We humans love our categories. Our ability to group things based on like traits let our forebears quickly judge what they could eat or what would eat them. It also lets us produce a magazine specifically about hot rods and custom cars.

Naturally, we all have our definitions. To me a hot rod starts as a lightweight, low-cost, mass-produced car that undergoes modifications that make it go faster. J.B. Donaldson’s ’36 Ford roadster fits that category.

But categorization has a wicked stepsister: hasty generalization, the trap that lures us into making snap decisions before learning all of the pertinent information. It was for that reason that I wrote off J.B.’s other car. According to my definition his ’37 Buick is too heavy and his plea that it was one of less than a thousand made didn’t help either.

As he pointed out, though, the car is a different type of hot rod, a factory hot rod. That’s a term that never really sat well with me but he made a pretty good case for it. Hear us out.

Before World War II engine output pretty much matched vehicle size, but starting in 1936 Buick did something novel: it took the biggest engine from its Roadmaster and installed it in the small Special body. The hybrid was good for 100 mph, a lofty speed for all but the most radical purpose-built lakes racers of the day. In fact, Buick dubbed the car Century, a term popular among those racers for the three-figure speed. It was a fast car that people aspired to own in its day.

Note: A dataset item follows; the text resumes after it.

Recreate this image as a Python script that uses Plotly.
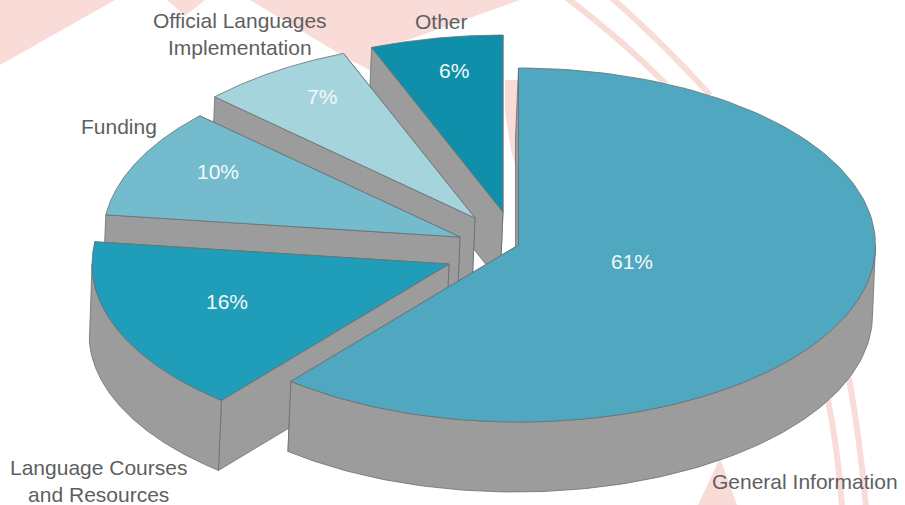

On the contrary, people didn’t aspire to own newer Fords in the ’30s any more than they aspire to own newer Fords now; they’ve always been ordinary cars. If anything makes ones like J.B.’s roadster desirable it was what people did to them: the people who aspired to own fast and expensive cars like the Buick Century bought those older Fords for cheap and hopped ’em up.

Turn the clock back to the middle of the last century and a kid would’ve built something along the lines of J.B.’s roadster. His crew at J.B. Donaldson Company swapped the engine to one of them hot new overhead-valve jobs, converted the brakes to hydraulic, lowered the suspension, and generally gussied up the car.

Unfortunately, it isn’t 1958 anymore so before anyone could make any changes they—employees Oscar Corrales and brothers Balthazar and Tony Saucedo—had to restore one from a pile of parts that once made up several cars.

The front suspension went back together as Ford designed it, albeit with a dropped Super Bell axle, a Posies Super Slide reversed eye spring, and a ’37 steering box that Don Marks rebuilt. The rear suspension went back together with a Marks-built ’36 axle and a Durant Enterprises monoleaf spring.

To achieve the hydraulic brakes Terry McGavern at Vintage Auto Repair in Phoenix first replaced the stock pedal assembly with one from a ’39. He replaced the front backing plates with self-energizing models from a ’41 Lincoln Zephyr and the rears with non-servo models from a ’39-48 Ford. Instead of using the more common ’40-and-later drums, though, he used ’39 drums, the ones with the 10 1/4-inch bolt pattern that fit ’36-39 wheels; these sport ’36 caps and 6.00- and 7.00-16 Firestones.

Though this one sports a later large-journal 327, small-block Chevrolet engines found their way into early Fords the instant they populated boneyards in the ’50s. Art Morrison’s Machine Shop in Phoenix refreshed it.

A trio of unknown stainless filters scrubs the air for Rochester 2G carburetors on an Edelbrock C-357-B manifold. J.B. again dipped into the old parts pile for a dual-point Mallory distributor, seven-rib Corvette rocker covers, and ram’s horn exhaust manifolds. An early Hurst front mount and a Wilcap engine adapter make the non-ordained union possible. Marks also rebuilt the ’39 gearbox that bolts to that adapter.

You may know J.B. Donaldson Company for its fiberglass versions of the ’35 and ’36 Ford coupe and roadster bodies, but this one is in fact a genuine Ford piece. Corrales and the Saucedo brothers pecked and filed it straight and applied the PPG Concept-series Flame Red.